Demonstrate End-to-End Tracing in EMQX

  1. Start EMQX nodes, for example, start a two-node cluster with node names emqx@172.19.0.2 and emqx@172.19.0.3 to demonstrate distributed tracing functionality.

  2. Use MQTTX CLI as a client to subscribe to the same topic on different nodes.

    • Subscribe on the emqx@172.19.0.2 node:

      bash
      mqttx sub -t t/1 -h 172.19.0.2 -p 1883
    • Subscribe on the emqx@172.19.0.3 node:

      bash
      mqttx sub -t t/1 -h 172.19.0.3 -p 1883
  3. After approximately 5 seconds (the default interval for exporting trace data in EMQX), navigate to the Jaeger WEB UI at http://localhost:16686 to view trace data.

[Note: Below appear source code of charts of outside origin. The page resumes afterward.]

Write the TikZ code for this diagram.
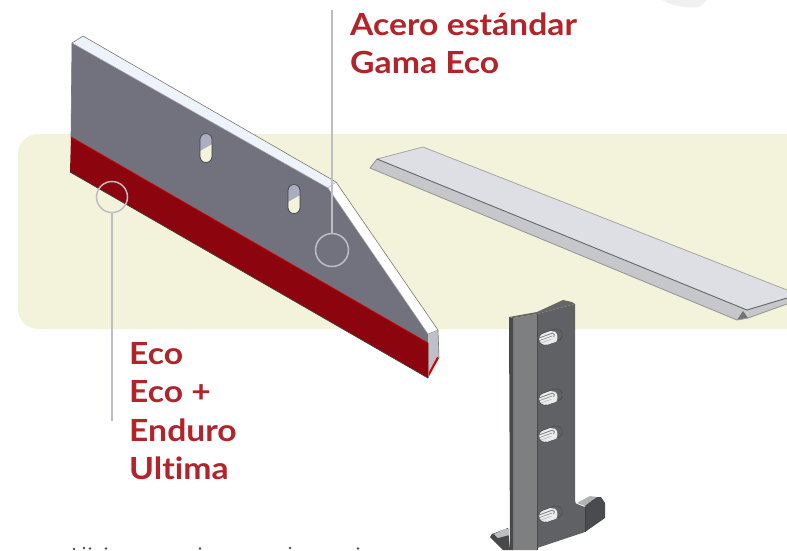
\documentclass[tikz,border=0pt]{standalone}
\usepackage{fontspec}
\setmainfont[FakeStretch=1.105,Ligatures=NoCommon]{Lato}
\usetikzlibrary{calc}
\definecolor{panel}{HTML}{F3F3DC}
\definecolor{brand}{HTML}{B2232A}
\definecolor{steel}{HTML}{71727E}
\definecolor{rim}{HTML}{EEF3FB}
\definecolor{blood}{HTML}{8C040E}
\definecolor{callout}{HTML}{BDBEC4}
\definecolor{bluegrey}{HTML}{ABADC2}
\definecolor{slab}{HTML}{DEDFE4}
\definecolor{bevel}{HTML}{C6C7CB}
\definecolor{iron}{HTML}{606164}
\definecolor{ironl}{HTML}{7E7F81}
\definecolor{irond}{HTML}{48494B}
\tikzset{
 lab/.style={anchor=base west,text=brand,font=\fontsize{30.5}{31}\selectfont\bfseries,inner sep=0pt},
 ring/.style={circle,draw=callout,line width=1.5pt,inner sep=0pt},
 lead/.style={draw=callout,line width=1.2pt}
}
\newcommand{\hole}[2]{%
  \begin{scope}
    \clip (#1-6,#2-8.5) arc[start angle=180,end angle=360,radius=6] -- (#1+6,#2+8.5) arc[start angle=0,end angle=180,radius=6] -- cycle;
    \fill[panel] (#1-7,#2-16) rectangle (#1+7,#2+16);
    \fill[bluegrey] (#1-7,#2+3.5) -- (#1+7,#2-4.5) -- (#1+7,#2-16) -- (#1-7,#2-16) -- cycle;
  \end{scope}
  \draw[steel!55!black,line width=.7pt] (#1-6,#2-8.5) arc[start angle=180,end angle=360,radius=6] -- (#1+6,#2+8.5) arc[start angle=0,end angle=180,radius=6] -- cycle;
}
\newcommand{\slotpath}{(-6,-6.2) -- (6,-6.2) arc[start angle=-90,end angle=90,radius=6.2] -- (-6,6.2) arc[start angle=90,end angle=270,radius=6.2] -- cycle}
\newcommand{\slot}[2]{%
  \begin{scope}[shift={(#1,#2)},rotate=20]
    \fill[white!92!black] \slotpath;
    \begin{scope}
      \clip \slotpath;
      \fill[iron] (3,-7) rectangle (14,7);
      \fill[white!92!black] (3,-5) .. controls (8,-4) and (9,2) .. (3,7) -- (0,7) -- (0,-5) -- cycle;
      \draw[ironl,line width=.8pt] (-12,-3) -- (3,-3) .. controls (5,-2) and (5,0) .. (3,1);
      \draw[ironl!80!white,line width=.7pt] (-12,-.4) -- (2,-.4);
      \draw[ironl!50!white,line width=.7pt] (-12,2.4) -- (0,2.4);
    \end{scope}
    \draw[irond,line width=.7pt] (-6,6.2) arc[start angle=90,end angle=270,radius=6.2] -- (6,-6.2) arc[start angle=-90,end angle=90,radius=6.2];
  \end{scope}
}
\begin{document}
\begin{tikzpicture}[x=1pt,y=-1pt]
\useasboundingbox (0,0) rectangle (787,550);
\fill[white] (0,0) rectangle (787,550);
% panel
\fill[panel] (787,134) -- (38,134) arc[start angle=270,end angle=180,radius=20] -- (18,309) arc[start angle=180,end angle=90,radius=20] -- (787,329) -- cycle;
% smudge
\fill[black!6] (662,0) .. controls (670,5) and (688,9) .. (698,7) .. controls (702,5) and (705,2) .. (707,0) -- cycle;
% flat blade
\fill[bevel] (370,168) -- (377,159) -- (747,310) -- (748,318) -- (737,320) -- cycle;
\fill[slab] (377,159) -- (423,147) -- (787,290) -- (787,298) -- (747,310) -- cycle;
\fill[bevel] (747,310) -- (787,298) -- (787,304) -- (748,318) -- cycle;
\fill[black!55] (737,320) -- (743,311) -- (748,318) -- cycle;
\draw[black!35,line width=.8pt] (377,159) -- (423,147) -- (787,290);
\draw[black!60,line width=.9pt] (377,159) -- (747,310) -- (787,298);
\draw[black!40,line width=.9pt] (377,159) -- (370,168) -- (737,320) -- (748,318) -- (787,304);
% main blade
\fill[rim] (72,43) -- (83,36) -- (336,182) -- (328,188) -- cycle;
\fill[white] (336,182) -- (438,330) -- (428,334) -- (328,188) -- cycle;
\fill[steel] (72,43) -- (328,188) -- (428,334) -- (428,343) -- (71,137) -- cycle;
\fill[blood] (71,137) -- (428,343) -- (428,378) -- (70,172) -- cycle;
\fill[bevel!70!bluegrey] (428,334) -- (438,330) -- (439,358) -- (428,378) -- cycle;
\fill[red!85!black] (428,378) -- (439,358) -- (437,357) -- (429,372) -- cycle;
\draw[black!50!panel,line width=.6pt] (72,43) -- (83,36) -- (336,182) -- (438,330) -- (439,358);
\draw[black!35,line width=.5pt] (72,43) -- (328,188) -- (336,182);
\draw[black!35,line width=.5pt] (328,188) -- (428,334) -- (438,330);
\draw[black!55,line width=.6pt] (72,43) -- (71,137);
\draw[red!80!black,line width=.8pt] (71,137) -- (428,343);
\draw[black!75,line width=.7pt] (70,172) -- (428,378);
\draw[black!50,line width=.5pt] (428,343) -- (428,378);
\hole{206}{148}
\hole{294}{199}
% bracket
\fill[irond] (490,537) -- (492,534) -- (508,528) -- (510,550) -- (503,550) -- cycle;
\fill[ironl!50!white] (494,534) -- (505,529) -- (509,529) -- (509,535) -- (498,538) -- cycle;
\fill[iron] (537,314) -- (575,304) -- (575,500) .. controls (575,503) and (576,504) .. (577,504) -- (585,507) -- (585,532) -- (537,548) -- (537,550) -- cycle;
\fill[ironl!60!white] (577,503) -- (590,496) -- (597,497) -- (590,502) -- (585,506) -- cycle;
\fill[irond!90!iron] (585,506) -- (590,502) -- (597,497) -- (601,497) -- (605,503) -- (605,518) -- (585,532) -- cycle;
\fill[ironl] (513,318) -- (537,314) -- (537,550) -- (513,550) -- cycle;
\fill[irond] (509,317) -- (513,318) -- (513,550) -- (510,550) -- cycle;
\fill[black!60] (509,317) -- (537,312) -- (563,300) -- (572,302) -- (575,304) -- (537,314) -- (513,318) -- cycle;
\draw[irond,line width=.5pt] (537,314) -- (537,550);
\draw[black!75,line width=.5pt] (585,507) -- (585,532);
\slot{550.5}{337}
\slot{550.5}{397}
\slot{550.5}{434}
\slot{550.5}{514}
% callouts
\node[ring,minimum size=31pt] (r1) at (112,197) {};
\node[ring,minimum size=33pt] (r2) at (332,250) {};
\coordinate (e1) at (112,421);
\coordinate (e2) at (332,10);
\draw[lead] (r1) -- (e1);
\draw[lead] (r2) -- (e2);
% text
\node[lab] (t1) at (350,35) {Acero estándar};
\node[lab] (t2) at (350,73) {Gama Eco};
\node[lab] (t3) at (129,364) {Eco};
\node[lab] (t4) at (129,402) {Eco +};
\node[lab] (t5) at (129,441) {Enduro};
\node[lab] (t6) at (129,479) {Ultima};
% clipped line of text at the edge
\foreach \x/\y in {74/549,84/548,90/548.5,106/548.5,200/548.5,290/548,358/548.5}
  \fill[black!70] (\x,\y) circle[radius=1.4];
\end{tikzpicture}
\end{document}
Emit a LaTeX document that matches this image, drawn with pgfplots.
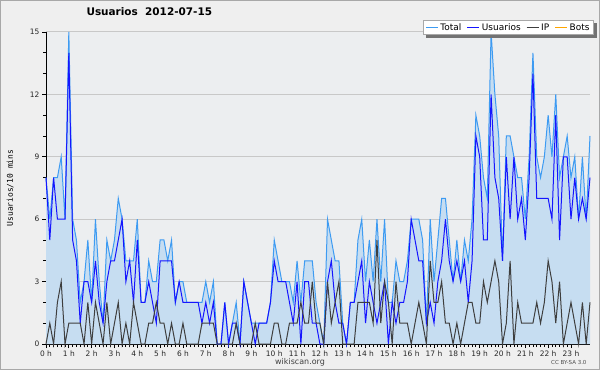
\documentclass[border=0pt]{standalone}
\usepackage{pgfplots}
\pgfplotsset{compat=1.18}
\usepackage{pgfplotstable}
\usepackage{fontspec}
\setmainfont{DejaVu Sans}
\setmonofont{DejaVu Sans Mono}
\usetikzlibrary{calc,backgrounds}
\definecolor{outerbg}{HTML}{EFEFEF}
\definecolor{plotbg}{HTML}{ECEEF0}
\definecolor{framegray}{HTML}{A8A8A8}
\definecolor{gridgray}{HTML}{C8C8C8}
\definecolor{fillblue}{HTML}{C6DDF1}
\definecolor{totalblue}{HTML}{3D9BF2}
\definecolor{userblue}{HTML}{1515FF}
\definecolor{ipgray}{HTML}{3E3E3E}
\definecolor{botorange}{HTML}{FFA500}
\pgfplotstableread{
i T U IP
0 8 8 0
1 6 5 1
2 8 8 0
3 8 6 2
4 9 6 3
5 6 6 0
6 15 14 1
7 6 5 1
8 5 4 1
9 2 1 1
10 3 3 0
11 5 3 2
12 2 2 0
13 6 4 2
14 3 2 1
15 1 1 0
16 5 3 2
17 4 4 0
18 5 4 1
19 7 5 2
20 6 6 0
21 4 3 1
22 4 4 0
23 4 2 2
24 6 5 1
25 2 2 0
26 2 2 0
27 4 3 1
28 3 2 1
29 3 1 2
30 5 4 1
31 5 4 1
32 4 4 0
33 5 4 1
34 2 2 0
35 3 3 0
36 3 2 1
37 2 2 0
38 2 2 0
39 2 2 0
40 2 2 0
41 2 1 1
42 3 2 1
43 2 1 1
44 3 2 1
45 0 0 0
46 0 0 0
47 2 2 0
48 0 0 0
49 1 1 0
50 2 1 1
51 0 0 0
52 3 3 0
53 2 2 0
54 1 1 0
55 1 0 1
56 1 1 0
57 1 1 0
58 1 1 0
59 2 2 0
60 5 4 1
61 4 3 1
62 3 3 0
63 3 3 0
64 3 2 1
65 2 1 1
66 4 3 1
67 2 0 2
68 4 3 1
69 4 3 1
70 4 1 3
71 2 1 1
72 1 0 1
73 0 0 0
74 6 3 3
75 5 4 1
76 4 2 2
77 4 1 3
78 1 1 0
79 0 0 0
80 2 2 0
81 2 2 0
82 5 3 2
83 6 4 2
84 3 1 2
85 5 3 2
86 3 2 1
87 6 1 5
88 3 2 1
89 6 3 3
90 2 0 2
91 2 2 0
92 4 1 3
93 3 2 1
94 3 2 1
95 4 3 1
96 6 6 0
97 6 5 1
98 6 4 2
99 5 4 1
100 1 1 0
101 6 2 4
102 3 1 2
103 5 3 2
104 7 4 3
105 7 6 1
106 5 4 1
107 3 3 0
108 5 4 1
109 3 3 0
110 5 4 1
111 4 2 2
112 6 4 2
113 11 10 1
114 10 9 1
115 8 5 3
116 7 5 2
117 15 12 3
118 12 8 4
119 10 7 3
120 4 4 0
121 10 9 1
122 10 6 4
123 9 9 0
124 8 6 2
125 8 7 1
126 6 5 1
127 9 8 1
128 14 13 1
129 9 7 2
130 8 7 1
131 9 7 2
132 11 7 4
133 9 6 3
134 12 11 1
135 8 5 3
136 9 9 0
137 10 9 1
138 8 6 2
139 9 8 1
140 6 6 0
141 9 7 2
142 6 6 0
143 10 8 2
}\data
\begin{document}
\begin{tikzpicture}
\begin{axis}[
  scale only axis,
  width=544bp, height=312bp,
  xmin=0, xmax=143, ymin=0, ymax=15,
  clip=false,
  axis lines=left,
  axis line style={-, black, line width=1bp},
  axis background/.style={fill=plotbg},
  ytick={0,3,6,9,12,15},
  minor ytick={1,2,4,5,7,8,10,11,13,14},
  xtick={0,6,...,138},
  xticklabels={0 h,1 h,2 h,3 h,4 h,5 h,6 h,7 h,8 h,9 h,10 h,11 h,12 h,13 h,14 h,15 h,16 h,17 h,18 h,19 h,20 h,21 h,22 h,23 h},
  minor x tick num=5,
  tick align=outside,
  major tick length=4bp,
  minor tick length=3bp,
  every tick/.style={black, line width=0.8bp},
  ymajorgrids,
  major grid style={gridgray, line width=1bp},
  /pgf/number format/assume math mode=true,
  tick label style={font=\fontsize{7.5}{8}\selectfont, text=black!85},
  xticklabel style={yshift=1bp},
  yticklabel style={xshift=1bp},
  ylabel={\ttfamily Usuarios/10 mins},
  ylabel style={at={(axis description cs:-0.066,0.5)}, anchor=center, font=\fontsize{8}{9}\selectfont},
  xlabel={wikiscan.org},
  xlabel style={at={(axis description cs:0.467,0)}, anchor=center, yshift=-18bp, font=\fontsize{8}{9}\selectfont, text=black!75},
  title={\textbf{Usuarios\ \ 2012-07-15}},
  title style={at={(axis description cs:0,1)}, anchor=west, xshift=37bp, yshift=14bp, font=\fontsize{10.5}{12}\selectfont},
  legend columns=4,
  legend style={at={(axis description cs:1,1)}, anchor=north east, xshift=4bp, yshift=12bp,
    font=\fontsize{9}{10}\selectfont, draw=framegray, line width=1bp, fill=white,
    inner xsep=2bp, inner ysep=1bp,
    /tikz/every even column/.append style={column sep=3.5bp}},
]
\coordinate (ll) at (rel axis cs:0,0);
\coordinate (ur) at (rel axis cs:1,1);
\addplot[draw=none, fill=fillblue, forget plot] table[x=i, y=T] {\data} \closedcycle;
\addplot[draw=totalblue, line width=1bp,
  legend image code/.code={\draw[draw=totalblue, line width=1bp] (0bp,0bp) -- (12bp,0bp);}]
  table[x=i, y=T] {\data};
\addlegendentry{Total}
\addplot[draw=userblue, line width=1bp,
  legend image code/.code={\draw[draw=userblue, line width=1bp] (0bp,0bp) -- (12bp,0bp);}]
  table[x=i, y=U] {\data};
\addlegendentry{Usuarios}
\addplot[draw=ipgray, line width=1bp,
  legend image code/.code={\draw[draw=ipgray, line width=1bp] (0bp,0bp) -- (12bp,0bp);}]
  table[x=i, y=IP] {\data};
\addlegendentry{IP}
\addlegendimage{legend image code/.code={\draw[draw=botorange, line width=1bp] (0bp,0bp) -- (12bp,0bp);}}
\addlegendentry{Bots}
\fill[black!55] (axis description cs:0.6985,0.9904) rectangle (axis description cs:1.0129,0.9808);
\fill[black!55] (axis description cs:1.0074,1.0288) rectangle (axis description cs:1.0129,0.9808);
\node[anchor=east, font=\fontsize{5.5}{6}\selectfont, text=black!70] at (axis description cs:1,0) [yshift=-19bp] {CC BY-SA 3.0};
\end{axis}
\begin{scope}[on background layer]
\fill[outerbg] ($(ll)+(-46bp,-26bp)$) rectangle ($(ur)+(10bp,32bp)$);
\draw[framegray, line width=1.5bp] ($(ll)+(-45.25bp,-25.25bp)$) rectangle ($(ur)+(9.25bp,31.25bp)$);
\end{scope}
\pgfresetboundingbox
\path[use as bounding box] ($(ll)+(-46bp,-26bp)$) rectangle ($(ur)+(10bp,32bp)$);
\end{tikzpicture}
\end{document}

    Select the emqx service and click Find Traces. If the emqx service does not appear immediately, wait a moment and refresh the page. You should see traces for client connection and subscription events:

    Jaeger-WEB-UI-e2e-Client-Events

  4. Publish a message:

    bash
    mqttx pub -t t/1 -h 172.19.0.2 -p 1883
  5. After a short delay, you can find detailed traces of the MQTT message in the Jaeger WEB UI.

    Click a trace to view detailed span information and the trace timeline. Depending on the number of subscribers, cross-node message routing, QoS levels, and the msg_trace_level configuration, an MQTT message trace may include varying numbers of spans.

    Below is an example trace timeline and span information when two clients have QoS 2 subscriptions, the publisher sends a QoS 2 message, and the msg_trace_level is set to 2.

    Notably, since the client mqttx_9137a6bb is connected to a different EMQX node than the publisher, two additional spans (message.forward and message.handle_forward) appear to represent cross-node transmission.

    Jaeger-WEB-UI-e2e-Message

Manage Trace Span Overload

EMQX accumulates trace spans and periodically exports them in batches. The export interval is controlled by the opentelemetry.trace.scheduled_delay parameter, which defaults to 5 seconds. The batch trace span processor includes overload protection, allowing accumulation of spans up to a limit, which defaults to 2048 spans. You can adjust this limit using the following configuration:

yaml
opentelemetry {
  traces {
    max_queue_size = 50000
    scheduled_delay = 1000
  }
}

When the max_queue_size limit is reached, new trace spans are dropped until the current queue is exported.

Note

If the traced messages are distributed to a large number of subscribers, or if the message volume is high and the sampling rate is set too high, only a small portion of spans may be exported, with most spans discarded due to overload protection.

For end-to-end tracing mode, consider increasing the max_queue_size value based on message volume and sampling rate, and reducing the scheduled_delay configuration to increase span export frequency. This helps avoid loss of spans due to overload protection.

However, note that higher export frequency and larger queue sizes may increase system resource consumption. You should carefully estimate factors such as message TPS and available system resources before enabling this feature and apply appropriate configurations.